Scuba Diving the Vandenberg Wreck
The wreck of the Vandenberg is an artificial reef that makes up the southernmost anchor of the Florida Keys Shipwreck Trail. Sunk intentionally, the Vandenberg used to be a tracking ship owned by the military. It is now home to plenty of marine life, including colorful tropical fish, turtles, eels, barracuda, and lobster.
The shipwreck attracts divers of different experience levels. Advanced divers can make deeper dives to the lower wreck sections. More novice divers can enjoy a thrilling 50-foot dive.
Most divers take advantage of professional and knowledgeable dive guides, but more advanced divers may buddy up and explore the Vandenberg without a guide.
Sand Key Lighthouse
Sand Key Lighthouse Reef, only seven miles south of Key West, is easily recognized by its red iron lighthouse. Snorkelers as well as scuba divers of all experience levels can enjoy this popular diving paradise, home to coral, nurse sharks, rays, and many marine species. Interestingly, the sandy islet at this site changes with the wind and wave action, which ensures each visit is a different experience.
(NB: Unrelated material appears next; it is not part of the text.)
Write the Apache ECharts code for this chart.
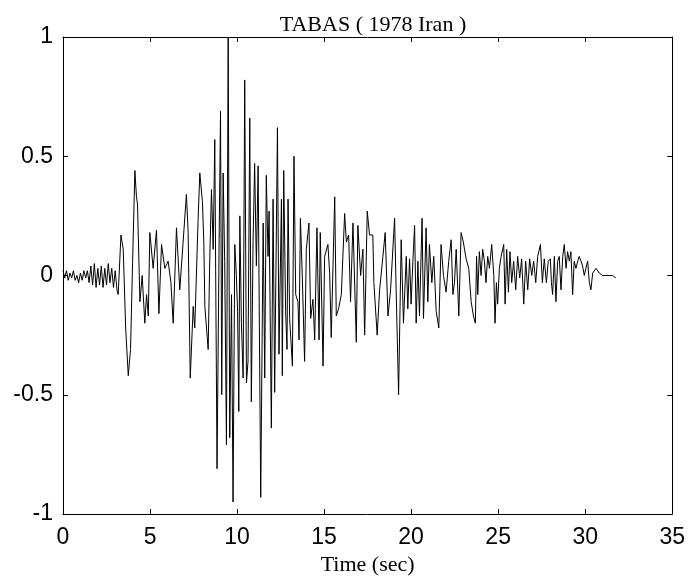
<!DOCTYPE html>
<html>
<head>
<meta charset="utf-8">
<script src="https://cdn.jsdelivr.net/npm/echarts@6.0.0/dist/echarts.min.js"></script>
<style>
  html, body { margin: 0; padding: 0; background: #ffffff; }
  #main { width: 688px; height: 581px; }
</style>
</head>
<body>
<div id="main"></div>
<script>
// TABAS record, values
var titleText = 'TABAS ( 1978 Iran )';
var xName = 'Time (sec)';

// time (s)
var times = [
  0.0, 0.1, 0.2, 0.3, 0.4, 0.5, 0.6, 0.7, 0.8, 0.9,
  1.0, 1.1, 1.2, 1.3, 1.4, 1.5, 1.6, 1.7, 1.8, 1.9,
  2.0, 2.1, 2.2, 2.3, 2.4, 2.5, 2.6, 2.7, 2.8, 2.9,
  3.0, 3.1, 3.17, 3.33, 3.46, 3.6, 3.75, 3.88, 4.0, 4.13,
  4.22, 4.28, 4.42, 4.55, 4.7, 4.8, 4.9, 4.99, 5.18, 5.37,
  5.51, 5.66, 5.85, 6.04, 6.2, 6.33, 6.52, 6.71, 6.9, 7.09,
  7.19, 7.31, 7.48, 7.57, 7.76, 7.86, 8.01, 8.09, 8.15, 8.34,
  8.43, 8.53, 8.63, 8.72, 8.85, 8.97, 9.05, 9.12, 9.2, 9.29,
  9.39, 9.49, 9.58, 9.68, 9.77, 9.87, 9.96, 10.03, 10.1, 10.16,
  10.25, 10.35, 10.44, 10.54, 10.63, 10.73, 10.82, 10.92, 11.01, 11.11,
  11.21, 11.36, 11.5, 11.59, 11.68, 11.78, 11.84, 11.97, 12.07, 12.16,
  12.32, 12.41, 12.55, 12.6, 12.68, 12.79, 12.87, 12.93, 13.02, 13.18,
  13.27, 13.37, 13.5, 13.56, 13.64, 13.75, 13.88, 13.98, 14.13, 14.23,
  14.36, 14.46, 14.59, 14.71, 14.78, 14.94, 15.03, 15.22, 15.32, 15.41,
  15.61, 15.7, 15.83, 15.99, 16.18, 16.28, 16.41, 16.52, 16.66, 16.85,
  16.94, 17.1, 17.23, 17.33, 17.48, 17.61, 17.8, 17.86, 18.05, 18.19,
  18.38, 18.51, 18.67, 18.82, 19.05, 19.14, 19.28, 19.43, 19.56, 19.72,
  19.81, 19.91, 20.0, 20.1, 20.2, 20.29, 20.39, 20.48, 20.63, 20.71,
  20.86, 20.96, 21.05, 21.19, 21.3, 21.44, 21.59, 21.72, 21.86, 22.01,
  22.16, 22.3, 22.4, 22.49, 22.59, 22.74, 22.87, 23.0, 23.16, 23.31,
  23.45, 23.58, 23.69, 23.76, 23.83, 23.92, 24.02, 24.11, 24.21, 24.3,
  24.4, 24.5, 24.63, 24.75, 24.82, 24.9, 24.97, 25.07, 25.17, 25.32,
  25.4, 25.49, 25.59, 25.68, 25.78, 25.89, 26.01, 26.12, 26.24, 26.35,
  26.47, 26.58, 26.7, 26.81, 26.93, 27.04, 27.16, 27.27, 27.43, 27.54,
  27.65, 27.77, 27.88, 28.0, 28.06, 28.13, 28.23, 28.32, 28.42, 28.51,
  28.61, 28.71, 28.8, 28.9, 28.99, 29.09, 29.18, 29.28, 29.37, 29.47,
  29.57, 29.66, 29.76, 29.85, 29.95, 30.04, 30.14, 30.24, 30.33, 30.43,
  30.62, 30.81, 31.0, 31.19, 31.38, 31.57, 31.76
];

// normalised acceleration
var accel = [
  0.02, -0.01, 0.02, -0.02, 0.01, -0.01, 0.02, -0.02, 0.0, -0.03,
  0.01, -0.02, 0.02, -0.01, 0.02, -0.03, 0.04, -0.04, 0.05, -0.05,
  0.03, -0.04, 0.04, -0.05, 0.03, -0.04, 0.05, -0.03, 0.03, -0.05,
  0.02, -0.06, -0.08, 0.17, 0.11, -0.22, -0.42, -0.31, 0.06, 0.44,
  0.33, 0.30, -0.11, 0.0, -0.2, -0.08, -0.17, 0.18, 0.03, 0.19,
  -0.16, 0.13, 0.03, 0.06, -0.03, -0.2, 0.2, -0.06, 0.14, 0.34,
  0.18, -0.43, -0.13, -0.22, 0.23, 0.43, 0.31, 0.14, -0.13, -0.31,
  0.06, 0.36, 0.11, 0.57, -0.81, 0.15, 0.69, -0.5, 0.43, 0.06,
  -0.71, 1.0, -0.68, -0.08, -0.95, 0.13, 0.0, -0.15, -0.57, 0.25,
  -0.2, -0.43, 0.82, -0.45, -0.36, 0.66, -0.53, 0.14, 0.47, 0.04,
  0.46, -0.93, 0.22, -0.43, 0.42, 0.08, 0.27, -0.64, 0.32, -0.49,
  0.62, -0.33, 0.32, -0.42, 0.44, -0.15, -0.31, 0.32, -0.18, -0.38,
  0.5, -0.08, -0.11, -0.27, 0.24, -0.01, -0.36, 0.11, 0.22, -0.18,
  -0.1, -0.27, 0.2, -0.27, 0.18, -0.38, 0.08, 0.13, 0.01, -0.26,
  0.33, -0.17, -0.14, -0.08, 0.26, 0.14, 0.17, -0.11, 0.22, -0.28,
  0.21, 0.0, 0.11, -0.25, 0.27, 0.17, 0.17, -0.03, -0.25, -0.06,
  0.08, 0.18, -0.17, -0.06, 0.24, -0.06, -0.5, 0.15, -0.2, 0.08,
  -0.14, 0.07, -0.12, 0.06, 0.21, -0.2, 0.06, -0.17, 0.24, -0.18,
  0.2, -0.11, 0.13, -0.03, 0.08, -0.15, -0.22, 0.13, 0.0, -0.07,
  0.06, 0.15, -0.08, -0.03, 0.11, -0.17, 0.18, 0.14, 0.07, 0.03,
  -0.11, -0.17, -0.2, 0.08, -0.08, 0.1, 0.0, 0.11, 0.06, -0.03,
  0.08, 0.03, 0.13, 0.0, -0.2, -0.03, -0.12, 0.03, 0.08, 0.13,
  -0.12, 0.11, -0.07, 0.1, -0.03, 0.06, -0.06, 0.08, -0.01, 0.07,
  -0.12, 0.06, -0.06, 0.07, 0.0, 0.06, -0.03, 0.08, 0.13, -0.03,
  0.07, -0.03, 0.06, 0.07, -0.03, -0.08, 0.08, -0.11, 0.06, 0.08,
  -0.06, 0.08, 0.13, 0.03, 0.1, 0.06, 0.1, -0.08, 0.06, 0.03,
  0.06, 0.08, 0.06, 0.04, 0.0, 0.03, 0.06, -0.03, -0.06, 0.01,
  0.03, 0.01, 0.0, 0.0, 0.0, 0.0, -0.01
];

var xTicks = { min: 0, max: 35, step: 5 };
var yTicks = { min: -1, max: 1, step: 0.5 };

var points = [];
for (var i = 0; i < times.length; i++) {
  points.push([times[i], accel[i]]);
}

var black = '#000000';
var tickFont = 'Liberation Sans';
var serifFont = 'Liberation Serif';

// box axis (matlab style: ticks inside on all 4 sides)
function boxAxis(type, pos, range, labels) {
  var ax = {
    type: 'value',
    position: pos,
    min: range.min,
    max: range.max,
    interval: range.step,
    axisLine: { show: true, onZero: false, lineStyle: { color: black, width: 1 } },
    axisTick: { show: true, inside: true, length: 5, lineStyle: { color: black, width: 1 } },
    axisLabel: {
      show: labels,
      color: black,
      fontSize: 23,
      fontFamily: tickFont,
      margin: type === 'x' ? 12 : 10
    },
    splitLine: { show: false }
  };
  return ax;
}

var xBottom = boxAxis('x', 'bottom', xTicks, true);
xBottom.name = xName;
xBottom.nameLocation = 'middle';
xBottom.nameGap = 40;
xBottom.nameTextStyle = { color: black, fontSize: 22, fontFamily: serifFont };

var chart = echarts.init(document.getElementById('main'), null, { renderer: 'canvas' });
chart.setOption({
  backgroundColor: '#ffffff',
  animation: false,
  title: {
    text: titleText,
    left: 368,
    top: 9,
    textAlign: 'center',
    textStyle: { color: black, fontSize: 22, fontWeight: 'normal', fontFamily: serifFont }
  },
  grid: { left: 63, right: 15, top: 37, bottom: 65, containLabel: false },
  xAxis: [xBottom, boxAxis('x', 'top', xTicks, false)],
  yAxis: [boxAxis('y', 'left', yTicks, true), boxAxis('y', 'right', yTicks, false)],
  series: [{
    type: 'line',
    data: points,
    xAxisIndex: 0,
    yAxisIndex: 0,
    showSymbol: false,
    symbol: 'none',
    lineStyle: { color: black, width: 1 },
    clip: true
  }]
});
</script>
</body>
</html>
The caves, ledges, and overhangs you will find scuba diving in Key West at the Ten-Fathom Ledge site are home to lobsters, groupers, spotted eagle rays, and a variety of other marine animals. With an average depth of 40 feet, this site is appropriate for intermediate divers. There is also a sunken tugboat nearby, but it is very deep and only for advanced divers.
Looe Key National Marine Sanctuary
Not too far north of Key West, you can dive the beautiful water of Looe Key National Marine Sanctuary. This large “spur and groove” reef formation is excellent for both snorkeling and scuba diving. The Looe Key reef is home to over 150 species of fish, including parrotfish, hogfish, sergeant majors, and many others. You may see several shark and ray species, and perhaps the large goliath grouper.
Wherever you go, enjoy your vacation scuba diving in beautiful Key West Florida. And don’t forget to take pictures you can show to family and friends.